Creating of the "Cyber NAF" is viewed as something of a sop for AFSPC and Colorado officials. With creation of the new "nuclear command," AFSPC stands to lose hundreds of billets associated with its ICBM mission--and there's no guarantee that the new organization (or those positions) will remain in Colorado.
However, there's also the issue of what cyber assets--if any--the service might uproot in establishing the new numbered air force. The bulk of the Air Force's cyber units are concentrated in Texas and Maryland, and shifting them to Colorado (or another AFSPC location) makes little sense.
Indeed, the best option might be a NAF (with a minimal staff) at an AFSPC base, while the organization's "war-fighting" assets remain in their current location, with the personnel and infrastructure to carry out their mission. When it first proposed a full-fledged cyber command, the Air Force talked about a virtual headquarters, leading subordinate units across the country. That template could be easily applied to the new, cyber NAF.
Would Congress go along with the idea? While no elected officials have weighed in on the organizational changes (at least not yet), many would have misgivings about a virtual command structure. Their opposition would be based on two issues: money and manpower.
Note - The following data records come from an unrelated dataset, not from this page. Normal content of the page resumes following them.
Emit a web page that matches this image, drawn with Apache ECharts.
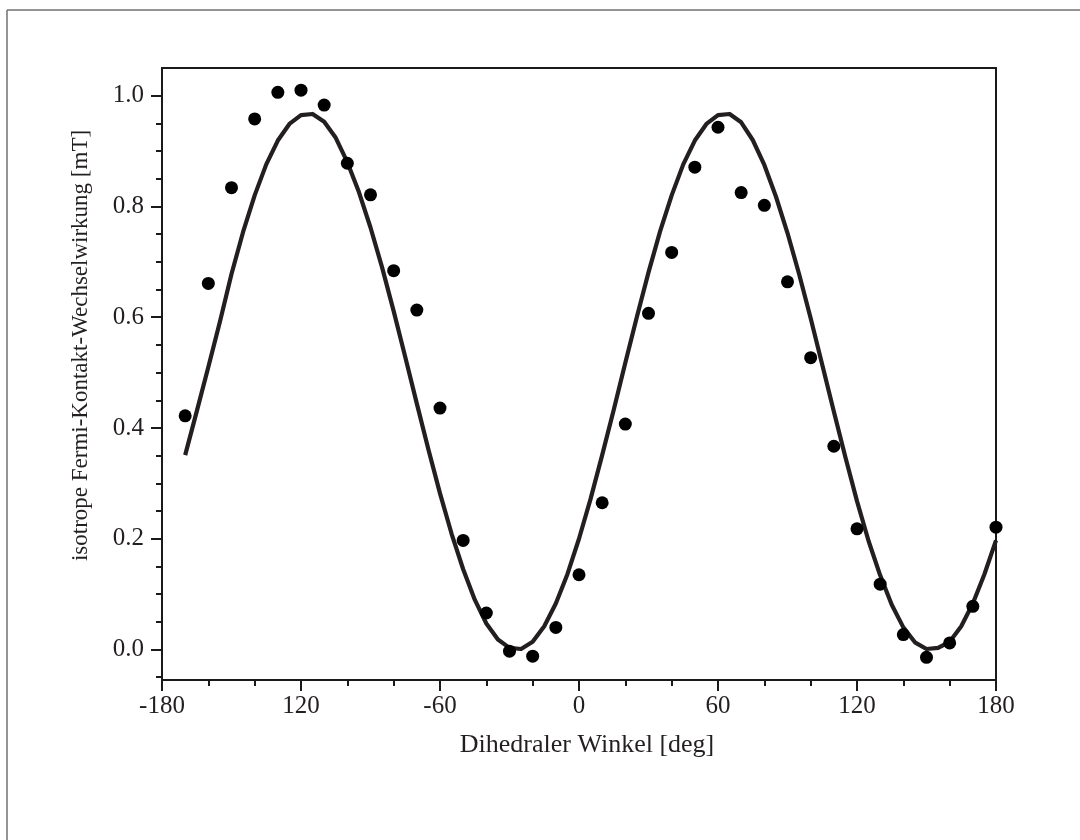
<!DOCTYPE html>
<html>
<head>
<meta charset="utf-8">
<script src="https://cdn.jsdelivr.net/npm/echarts@6/dist/echarts.min.js"></script>
<style>
html,body{margin:0;padding:0;background:#ffffff;}
#chart{width:1080px;height:840px;}
</style>
</head>
<body>
<div id="chart"></div>
<script>
// Measured data points (dihedral angle in degrees, isotropic Fermi contact coupling in mT)
const angles = [-170,-160,-150,-140,-130,-120,-110,-100,-90,-80,-70,-60,-50,-40,-30,-20,-10,0,10,20,30,40,50,60,70,80,90,100,110,120,130,140,150,160,170,180];
const couplings = [0.422,0.661,0.834,0.958,1.006,1.010,0.983,0.878,0.821,0.684,0.613,0.436,0.197,0.066,-0.003,-0.012,0.040,0.135,0.265,0.407,0.607,0.717,0.871,0.943,0.825,0.802,0.664,0.527,0.367,0.218,0.118,0.027,-0.014,0.012,0.078,0.221];

// Fitted curve, every 5 degrees
const fitAngles = [-170,-165,-160,-155,-150,-145,-140,-135,-130,-125,-120,-115,-110,-105,-100,-95,-90,-85,-80,-75,-70,-65,-60,-55,-50,-45,-40,-35,-30,-25,-20,-15,-10,-5,0,5,10,15,20,25,30,35,40,45,50,55,60,65,70,75,80,85,90,95,100,105,110,115,120,125,130,135,140,145,150,155,160,165,170,175,180];
const fitValues = [0.351,0.430,0.510,0.592,0.678,0.754,0.820,0.876,0.919,0.949,0.965,0.967,0.953,0.924,0.880,0.826,0.762,0.690,0.611,0.528,0.444,0.361,0.282,0.209,0.145,0.090,0.047,0.018,0.003,0.001,0.014,0.042,0.083,0.136,0.200,0.272,0.351,0.433,0.518,0.601,0.681,0.755,0.820,0.876,0.919,0.949,0.965,0.967,0.952,0.920,0.875,0.818,0.752,0.678,0.598,0.514,0.430,0.347,0.268,0.196,0.134,0.081,0.040,0.013,0.001,0.003,0.014,0.042,0.083,0.136,0.197];

// Axis ticks and labels (as printed in the original figure)
const xTickValues = [-180,-120,-60,0,60,120,180];
const xTickLabels = ['-180','120','-60','0','60','120','180'];
const yTickValues = [0,0.2,0.4,0.6,0.8,1.0];
const yTickLabels = ['0.0','0.2','0.4','0.6','0.8','1.0'];
const yMinorTickValues = [-0.05,0.05,0.1,0.15,0.25,0.3,0.35,0.45,0.5,0.55,0.65,0.7,0.75,0.85,0.9,0.95];

const xTitle = 'Dihedraler Winkel [deg]';
const yTitle = 'isotrope Fermi-Kontakt-Wechselwirkung [mT]';

const FONT = '"Liberation Serif", "Times New Roman", serif';
const INK = '#1a1a1a';
const TEXT = '#231f20';

const chart = echarts.init(document.getElementById('chart'), null, {renderer: 'canvas'});

const option = {
  backgroundColor: '#ffffff',
  animation: false,
  graphic: [
    {type: 'line', silent: true, shape: {x1: 7, y1: 10, x2: 1080, y2: 10}, style: {stroke: '#707070', lineWidth: 1.5}},
    {type: 'line', silent: true, shape: {x1: 7, y1: 10, x2: 7, y2: 840}, style: {stroke: '#707070', lineWidth: 1.5}}
  ],
  grid: {
    left: 162, right: 84, top: 68, bottom: 160,
    show: true, borderColor: INK, borderWidth: 2, backgroundColor: 'transparent'
  },
  xAxis: {
    type: 'value',
    min: -180, max: 180, interval: 60,
    name: xTitle,
    nameLocation: 'middle',
    nameGap: 52,
    nameTextStyle: {fontFamily: FONT, fontSize: 26, color: TEXT, padding: [0, 0, 0, 16]},
    axisLine: {show: true, onZero: false, lineStyle: {color: INK, width: 2}},
    axisTick: {show: true, inside: false, length: 11, lineStyle: {color: INK, width: 2}},
    minorTick: {show: true, splitNumber: 3, length: 6, lineStyle: {color: INK, width: 2}},
    splitLine: {show: false},
    minorSplitLine: {show: false},
    axisLabel: {
      fontFamily: FONT, fontSize: 25, color: TEXT, margin: 14,
      formatter: function (v) {
        const i = xTickValues.indexOf(v);
        return i >= 0 ? xTickLabels[i] : '';
      }
    }
  },
  yAxis: [
    {
      type: 'value',
      min: -0.055, max: 1.05,
      position: 'left',
      name: yTitle,
      nameLocation: 'middle',
      nameGap: 70,
      nameTextStyle: {fontFamily: FONT, fontSize: 23, color: TEXT, padding: [0, 0, 0, 57]},
      axisLine: {show: true, onZero: false, lineStyle: {color: INK, width: 2}},
      axisTick: {show: true, inside: false, length: 11, customValues: yTickValues, lineStyle: {color: INK, width: 2}},
      splitLine: {show: false},
      axisLabel: {
        fontFamily: FONT, fontSize: 25, color: TEXT, margin: 18,
        customValues: yTickValues,
        formatter: function (v) {
          let best = 0;
          for (let i = 0; i < yTickValues.length; i++) {
            if (Math.abs(yTickValues[i] - v) < Math.abs(yTickValues[best] - v)) best = i;
          }
          return yTickLabels[best];
        }
      }
    },
    {
      type: 'value',
      min: -0.055, max: 1.05,
      position: 'left',
      offset: 0,
      axisLine: {show: false, onZero: false},
      axisTick: {show: true, inside: false, length: 6, customValues: yMinorTickValues, lineStyle: {color: INK, width: 2}},
      axisLabel: {show: false},
      splitLine: {show: false}
    }
  ],
  series: [
    {
      type: 'line',
      name: 'fit',
      data: fitAngles.map((a, i) => [a, fitValues[i]]),
      showSymbol: false,
      symbol: 'none',
      smooth: false,
      lineStyle: {color: '#231f20', width: 4.2, join: 'round'},
      z: 2
    },
    {
      type: 'scatter',
      name: 'data',
      data: angles.map((a, i) => [a, couplings[i]]),
      symbol: 'circle',
      symbolSize: 13,
      itemStyle: {color: '#000000', opacity: 1},
      clip: false,
      z: 3
    }
  ]
};

chart.setOption(option);
</script>
</body>
</html>
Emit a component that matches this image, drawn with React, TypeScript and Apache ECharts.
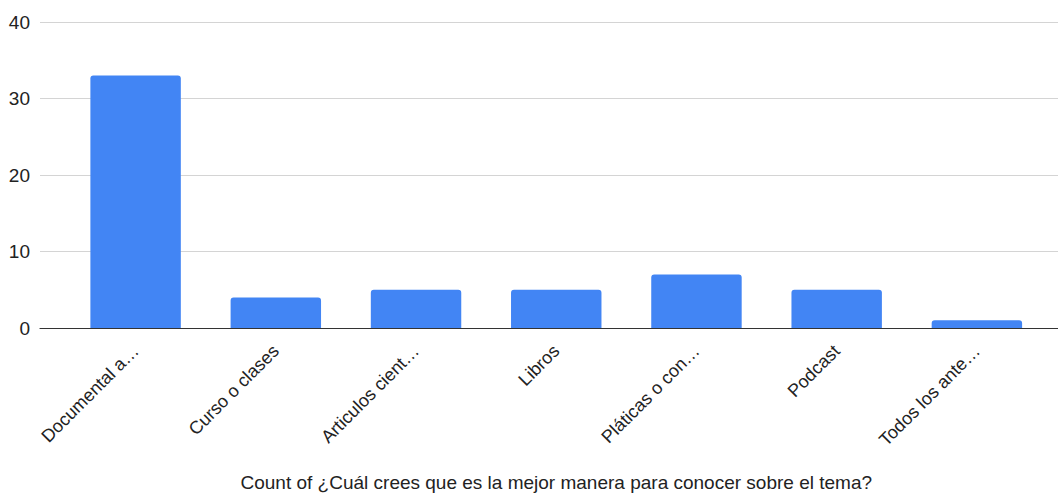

With AFSPC losing jobs at Peterson AFB, Colorado (and other locations) in conjunction with the ICBM shift, politicians in the state will be looking for an offset. And we're guessing they won't be satisfied with a small NAF in Colorado, commanding large cyber ops units whose personnel--and payrolls--are located hundreds of miles away, in other states. Look for the cyber NAF that eventually emerges to have a full headquarters staff--and enough operational assets in Colorado to keep the pols happy.